* **What to produce**: From the listing below, extract each line containing the string "this".

* **Available data**:
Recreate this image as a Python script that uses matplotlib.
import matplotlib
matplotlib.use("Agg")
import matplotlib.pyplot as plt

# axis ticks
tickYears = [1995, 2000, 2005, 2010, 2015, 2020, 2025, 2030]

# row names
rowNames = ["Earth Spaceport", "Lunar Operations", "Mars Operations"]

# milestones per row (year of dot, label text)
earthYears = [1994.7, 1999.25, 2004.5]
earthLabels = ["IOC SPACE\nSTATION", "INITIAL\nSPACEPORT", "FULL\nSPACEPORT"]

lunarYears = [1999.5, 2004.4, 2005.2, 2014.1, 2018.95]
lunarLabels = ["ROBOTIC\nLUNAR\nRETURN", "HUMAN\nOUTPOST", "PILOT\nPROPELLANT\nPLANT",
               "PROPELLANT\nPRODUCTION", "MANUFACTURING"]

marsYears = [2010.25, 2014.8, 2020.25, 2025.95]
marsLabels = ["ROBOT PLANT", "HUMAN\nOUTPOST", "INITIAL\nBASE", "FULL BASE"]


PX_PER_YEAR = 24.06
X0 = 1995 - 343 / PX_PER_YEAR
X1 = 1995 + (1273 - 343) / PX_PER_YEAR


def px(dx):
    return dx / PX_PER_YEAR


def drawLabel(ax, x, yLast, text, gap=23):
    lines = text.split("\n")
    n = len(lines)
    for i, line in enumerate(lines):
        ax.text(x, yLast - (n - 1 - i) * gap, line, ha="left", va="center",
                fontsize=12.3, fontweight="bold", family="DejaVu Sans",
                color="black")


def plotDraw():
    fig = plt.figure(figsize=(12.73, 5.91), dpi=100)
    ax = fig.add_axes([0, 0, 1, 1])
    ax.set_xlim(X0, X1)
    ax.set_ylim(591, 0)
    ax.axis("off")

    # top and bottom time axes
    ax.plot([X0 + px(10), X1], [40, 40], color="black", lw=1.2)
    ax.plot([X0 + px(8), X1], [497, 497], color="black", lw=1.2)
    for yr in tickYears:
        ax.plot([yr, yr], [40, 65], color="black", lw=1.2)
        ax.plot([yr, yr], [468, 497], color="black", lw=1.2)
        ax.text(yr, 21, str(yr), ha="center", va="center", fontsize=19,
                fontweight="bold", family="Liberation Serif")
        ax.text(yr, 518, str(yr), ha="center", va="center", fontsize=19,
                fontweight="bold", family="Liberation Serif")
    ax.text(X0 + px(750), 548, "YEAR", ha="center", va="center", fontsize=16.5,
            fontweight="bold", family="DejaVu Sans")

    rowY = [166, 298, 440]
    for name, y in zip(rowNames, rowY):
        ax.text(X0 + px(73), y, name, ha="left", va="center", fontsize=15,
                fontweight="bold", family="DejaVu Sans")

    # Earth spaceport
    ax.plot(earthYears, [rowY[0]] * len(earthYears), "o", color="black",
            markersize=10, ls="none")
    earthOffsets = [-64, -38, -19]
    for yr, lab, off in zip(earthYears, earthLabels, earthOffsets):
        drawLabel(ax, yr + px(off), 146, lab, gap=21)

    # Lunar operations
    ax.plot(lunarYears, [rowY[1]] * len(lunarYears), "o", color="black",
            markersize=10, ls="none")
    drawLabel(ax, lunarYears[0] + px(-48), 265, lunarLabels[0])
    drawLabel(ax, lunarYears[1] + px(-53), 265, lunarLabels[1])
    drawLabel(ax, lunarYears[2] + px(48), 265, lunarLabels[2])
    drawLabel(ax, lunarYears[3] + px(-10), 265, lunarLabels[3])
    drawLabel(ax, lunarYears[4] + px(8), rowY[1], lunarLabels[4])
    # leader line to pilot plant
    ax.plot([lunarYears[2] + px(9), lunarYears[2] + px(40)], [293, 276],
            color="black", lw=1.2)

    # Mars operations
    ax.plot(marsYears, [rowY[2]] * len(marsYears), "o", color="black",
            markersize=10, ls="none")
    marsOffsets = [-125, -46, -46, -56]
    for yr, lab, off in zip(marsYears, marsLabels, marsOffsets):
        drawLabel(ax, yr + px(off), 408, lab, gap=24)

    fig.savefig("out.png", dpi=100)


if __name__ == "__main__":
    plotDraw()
* * *
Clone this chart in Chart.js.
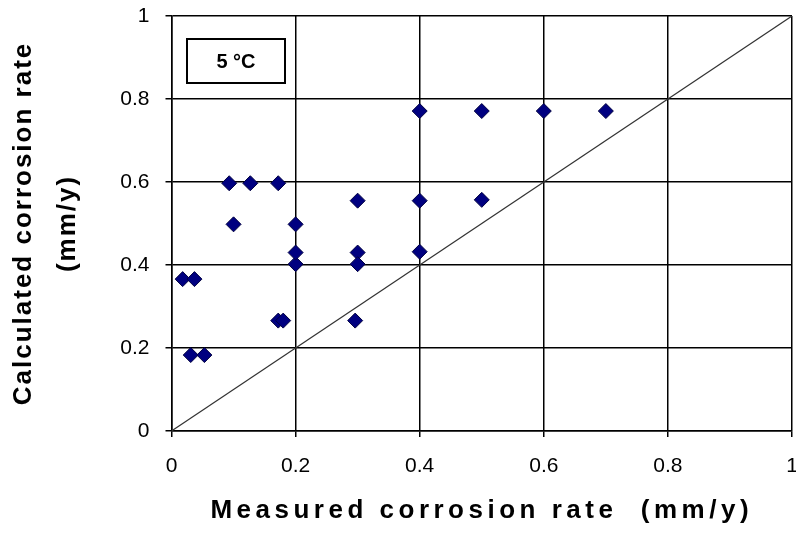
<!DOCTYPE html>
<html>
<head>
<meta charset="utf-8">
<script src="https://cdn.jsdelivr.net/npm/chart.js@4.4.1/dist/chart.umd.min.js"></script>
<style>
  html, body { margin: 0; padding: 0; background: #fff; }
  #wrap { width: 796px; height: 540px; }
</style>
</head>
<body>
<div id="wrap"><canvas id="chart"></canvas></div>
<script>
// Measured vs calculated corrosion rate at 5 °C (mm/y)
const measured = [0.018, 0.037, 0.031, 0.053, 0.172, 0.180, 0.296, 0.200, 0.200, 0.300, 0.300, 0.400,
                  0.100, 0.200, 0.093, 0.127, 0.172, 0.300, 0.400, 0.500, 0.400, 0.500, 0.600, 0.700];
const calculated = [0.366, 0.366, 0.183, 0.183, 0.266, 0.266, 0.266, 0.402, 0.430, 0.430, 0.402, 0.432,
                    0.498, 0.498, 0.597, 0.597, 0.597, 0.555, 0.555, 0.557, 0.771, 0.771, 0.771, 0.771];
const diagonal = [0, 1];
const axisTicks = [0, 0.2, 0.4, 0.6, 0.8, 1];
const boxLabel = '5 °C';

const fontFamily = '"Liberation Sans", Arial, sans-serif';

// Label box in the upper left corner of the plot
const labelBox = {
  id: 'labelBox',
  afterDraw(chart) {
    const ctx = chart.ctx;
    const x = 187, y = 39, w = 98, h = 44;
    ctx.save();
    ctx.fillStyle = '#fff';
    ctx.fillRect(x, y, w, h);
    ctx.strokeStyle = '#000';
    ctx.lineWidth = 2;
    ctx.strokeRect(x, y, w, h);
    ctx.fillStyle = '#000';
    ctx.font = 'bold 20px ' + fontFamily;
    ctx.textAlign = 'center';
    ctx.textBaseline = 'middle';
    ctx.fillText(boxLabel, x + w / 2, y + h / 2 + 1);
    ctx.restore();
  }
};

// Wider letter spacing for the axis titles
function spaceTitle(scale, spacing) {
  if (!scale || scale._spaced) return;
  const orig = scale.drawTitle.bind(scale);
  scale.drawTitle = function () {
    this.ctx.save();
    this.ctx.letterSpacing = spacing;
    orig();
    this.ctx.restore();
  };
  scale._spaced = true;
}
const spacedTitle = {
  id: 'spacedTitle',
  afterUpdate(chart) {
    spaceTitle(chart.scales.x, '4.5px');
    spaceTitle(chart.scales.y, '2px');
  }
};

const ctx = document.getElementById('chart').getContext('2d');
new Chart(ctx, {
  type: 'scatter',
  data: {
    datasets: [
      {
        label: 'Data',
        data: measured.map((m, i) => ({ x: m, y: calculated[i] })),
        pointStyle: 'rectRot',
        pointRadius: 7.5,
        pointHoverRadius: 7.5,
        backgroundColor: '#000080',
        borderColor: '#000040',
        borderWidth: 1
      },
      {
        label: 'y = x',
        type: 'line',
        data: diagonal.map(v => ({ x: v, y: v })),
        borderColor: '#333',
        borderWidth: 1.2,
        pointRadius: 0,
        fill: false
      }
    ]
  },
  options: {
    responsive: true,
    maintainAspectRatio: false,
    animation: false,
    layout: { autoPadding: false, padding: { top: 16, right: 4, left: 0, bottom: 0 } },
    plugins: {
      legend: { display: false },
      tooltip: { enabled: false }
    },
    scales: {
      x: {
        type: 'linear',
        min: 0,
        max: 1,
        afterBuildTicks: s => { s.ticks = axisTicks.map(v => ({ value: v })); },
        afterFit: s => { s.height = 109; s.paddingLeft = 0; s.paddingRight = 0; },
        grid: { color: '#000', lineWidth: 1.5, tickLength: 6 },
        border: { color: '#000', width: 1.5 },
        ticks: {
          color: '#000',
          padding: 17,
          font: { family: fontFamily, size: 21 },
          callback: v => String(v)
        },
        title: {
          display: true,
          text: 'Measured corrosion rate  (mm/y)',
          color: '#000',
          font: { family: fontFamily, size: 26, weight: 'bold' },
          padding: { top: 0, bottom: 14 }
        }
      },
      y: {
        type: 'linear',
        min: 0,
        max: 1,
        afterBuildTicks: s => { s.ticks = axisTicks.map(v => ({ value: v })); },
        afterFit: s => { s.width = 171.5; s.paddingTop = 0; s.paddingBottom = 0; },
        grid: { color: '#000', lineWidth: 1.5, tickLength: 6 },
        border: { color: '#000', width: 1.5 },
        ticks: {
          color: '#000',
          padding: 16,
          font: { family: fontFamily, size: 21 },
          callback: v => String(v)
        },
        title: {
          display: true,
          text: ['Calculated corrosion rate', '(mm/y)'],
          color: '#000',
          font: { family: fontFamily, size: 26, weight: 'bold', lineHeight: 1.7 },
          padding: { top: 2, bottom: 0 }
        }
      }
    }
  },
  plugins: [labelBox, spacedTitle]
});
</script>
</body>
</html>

* **Expected output**:
Recreate this image as a Python script that uses matplotlib.
Clone this chart in Chart.js.
    this.ctx.save();
    this.ctx.letterSpacing = spacing;
    this.ctx.restore();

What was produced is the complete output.